Хороша была Нина в комсомольском экстазе. Совсем забыла, что вынуждена бежать из этой фабрики счастья.
– Но ведь ты все это придумал, – спохватилась она. – Скажи, ты же все это придумал?
– Угу …
Нина долго молчала, глядя на другую сторону реки, где напротив фабрики счастья на деревянных мостках тетки полоскали белье.
– Нет, нет, я все равно не понимаю. Зачем ты все это написал – про этих царевен?
– Я любил их. Хотел спасти.
– Да ведь каких только мучений ты для них не придумал! Если хотел спасти, почему не написал просто, что за ними пришел корабль и они уплыли и живут в хрустальном дворце? Кстати, они у тебя спаслись в конце концов? Я не дочитала.
– Не дочитала? – Кривошеин как будто обиделся.
– Остановилась на том, как вы приехали в Лхасу. И тут крышка погреба открылась.

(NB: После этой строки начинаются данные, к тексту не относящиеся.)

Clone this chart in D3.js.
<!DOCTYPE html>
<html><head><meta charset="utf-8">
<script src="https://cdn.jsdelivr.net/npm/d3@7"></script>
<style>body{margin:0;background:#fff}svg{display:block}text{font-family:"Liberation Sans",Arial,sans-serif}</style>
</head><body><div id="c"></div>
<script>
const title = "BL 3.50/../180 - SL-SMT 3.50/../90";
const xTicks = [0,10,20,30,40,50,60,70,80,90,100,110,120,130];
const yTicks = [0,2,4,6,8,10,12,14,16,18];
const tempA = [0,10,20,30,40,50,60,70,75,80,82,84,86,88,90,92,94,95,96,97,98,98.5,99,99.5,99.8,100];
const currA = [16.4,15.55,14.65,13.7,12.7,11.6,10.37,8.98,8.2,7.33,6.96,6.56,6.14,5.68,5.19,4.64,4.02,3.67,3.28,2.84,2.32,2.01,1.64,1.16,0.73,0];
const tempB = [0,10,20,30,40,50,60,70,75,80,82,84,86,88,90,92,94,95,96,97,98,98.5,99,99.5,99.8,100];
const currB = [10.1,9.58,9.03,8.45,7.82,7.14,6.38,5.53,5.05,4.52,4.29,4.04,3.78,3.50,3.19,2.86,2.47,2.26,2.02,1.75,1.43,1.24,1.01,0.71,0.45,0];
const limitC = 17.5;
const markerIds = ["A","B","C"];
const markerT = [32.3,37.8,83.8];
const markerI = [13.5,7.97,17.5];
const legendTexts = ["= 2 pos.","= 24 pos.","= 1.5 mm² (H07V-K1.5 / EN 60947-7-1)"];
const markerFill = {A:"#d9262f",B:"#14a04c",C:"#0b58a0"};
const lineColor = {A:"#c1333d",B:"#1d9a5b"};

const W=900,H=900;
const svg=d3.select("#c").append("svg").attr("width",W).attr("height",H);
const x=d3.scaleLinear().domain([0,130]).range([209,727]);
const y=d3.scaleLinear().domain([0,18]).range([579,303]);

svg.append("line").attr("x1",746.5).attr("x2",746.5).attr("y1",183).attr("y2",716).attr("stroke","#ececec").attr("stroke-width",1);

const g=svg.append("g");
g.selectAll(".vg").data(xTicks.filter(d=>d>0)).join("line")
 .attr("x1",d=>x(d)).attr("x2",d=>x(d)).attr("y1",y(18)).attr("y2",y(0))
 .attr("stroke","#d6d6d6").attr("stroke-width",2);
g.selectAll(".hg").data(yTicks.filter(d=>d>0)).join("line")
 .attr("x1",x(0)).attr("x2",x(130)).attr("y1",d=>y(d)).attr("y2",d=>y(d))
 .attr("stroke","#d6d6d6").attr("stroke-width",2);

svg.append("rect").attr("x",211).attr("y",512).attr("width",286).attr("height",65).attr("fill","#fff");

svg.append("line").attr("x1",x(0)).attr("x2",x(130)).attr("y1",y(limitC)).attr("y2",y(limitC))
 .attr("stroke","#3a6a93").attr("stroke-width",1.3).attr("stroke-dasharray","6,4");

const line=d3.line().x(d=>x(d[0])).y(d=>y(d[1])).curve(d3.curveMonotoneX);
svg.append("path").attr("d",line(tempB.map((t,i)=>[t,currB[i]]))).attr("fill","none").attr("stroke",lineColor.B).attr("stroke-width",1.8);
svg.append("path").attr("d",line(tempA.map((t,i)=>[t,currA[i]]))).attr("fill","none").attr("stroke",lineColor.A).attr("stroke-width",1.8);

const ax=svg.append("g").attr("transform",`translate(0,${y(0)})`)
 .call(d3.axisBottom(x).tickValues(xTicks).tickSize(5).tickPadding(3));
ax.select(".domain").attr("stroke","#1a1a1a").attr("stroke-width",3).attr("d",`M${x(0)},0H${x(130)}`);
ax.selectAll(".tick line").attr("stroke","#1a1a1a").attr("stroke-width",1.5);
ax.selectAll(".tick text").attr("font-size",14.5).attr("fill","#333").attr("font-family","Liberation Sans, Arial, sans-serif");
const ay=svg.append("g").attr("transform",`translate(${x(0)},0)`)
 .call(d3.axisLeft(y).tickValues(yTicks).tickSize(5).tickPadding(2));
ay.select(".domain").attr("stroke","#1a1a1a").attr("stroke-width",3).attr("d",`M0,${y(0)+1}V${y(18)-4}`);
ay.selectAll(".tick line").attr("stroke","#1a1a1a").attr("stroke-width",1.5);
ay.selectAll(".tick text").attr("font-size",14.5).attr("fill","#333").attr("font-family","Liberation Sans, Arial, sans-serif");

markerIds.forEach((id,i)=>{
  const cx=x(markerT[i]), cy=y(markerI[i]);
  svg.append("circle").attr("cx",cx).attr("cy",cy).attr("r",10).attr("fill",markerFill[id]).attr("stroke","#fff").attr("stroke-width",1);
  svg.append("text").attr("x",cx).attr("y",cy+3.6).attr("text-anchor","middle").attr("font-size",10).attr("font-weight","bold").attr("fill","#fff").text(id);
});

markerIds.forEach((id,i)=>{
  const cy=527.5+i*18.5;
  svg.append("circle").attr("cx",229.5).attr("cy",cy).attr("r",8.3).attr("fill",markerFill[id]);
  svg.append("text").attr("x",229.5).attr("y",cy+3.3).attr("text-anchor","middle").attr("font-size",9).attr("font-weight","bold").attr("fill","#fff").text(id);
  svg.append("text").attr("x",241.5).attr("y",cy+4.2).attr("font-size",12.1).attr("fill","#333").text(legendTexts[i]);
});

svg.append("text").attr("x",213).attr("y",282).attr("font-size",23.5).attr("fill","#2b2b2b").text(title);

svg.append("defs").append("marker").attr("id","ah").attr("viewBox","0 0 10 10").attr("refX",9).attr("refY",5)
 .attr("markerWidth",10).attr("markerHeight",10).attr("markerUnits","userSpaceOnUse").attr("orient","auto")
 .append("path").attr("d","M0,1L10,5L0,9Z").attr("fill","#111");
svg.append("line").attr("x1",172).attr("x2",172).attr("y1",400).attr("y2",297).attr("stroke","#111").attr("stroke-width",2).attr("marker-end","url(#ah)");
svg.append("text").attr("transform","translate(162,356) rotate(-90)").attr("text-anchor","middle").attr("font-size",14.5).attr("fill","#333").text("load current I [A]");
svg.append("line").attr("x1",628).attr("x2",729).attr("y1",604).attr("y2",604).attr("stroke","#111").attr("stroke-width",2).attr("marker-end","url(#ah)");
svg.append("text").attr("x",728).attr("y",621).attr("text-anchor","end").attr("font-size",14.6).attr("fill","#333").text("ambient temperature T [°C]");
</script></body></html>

– Хочу, чтобы ты дочитала.
– Там есть что-то про меня?
Кривошеин покачал головой.
– Значит, сто первое признание в любви к твоим царевнам?
– Ревнуешь?
Из записок мичмана Анненкова30 августа 1919 года
Сидели на террасе, ждали Государя. Его снова призвал к себе Далай-лама. Над прудом уже плыли длинные паутинки, но еще носились знойные стрекозы. Как давным-давно на море, Принцессы надели белые платья – их будто принес бриз с нашего Корабля, до которого уже не доплыть.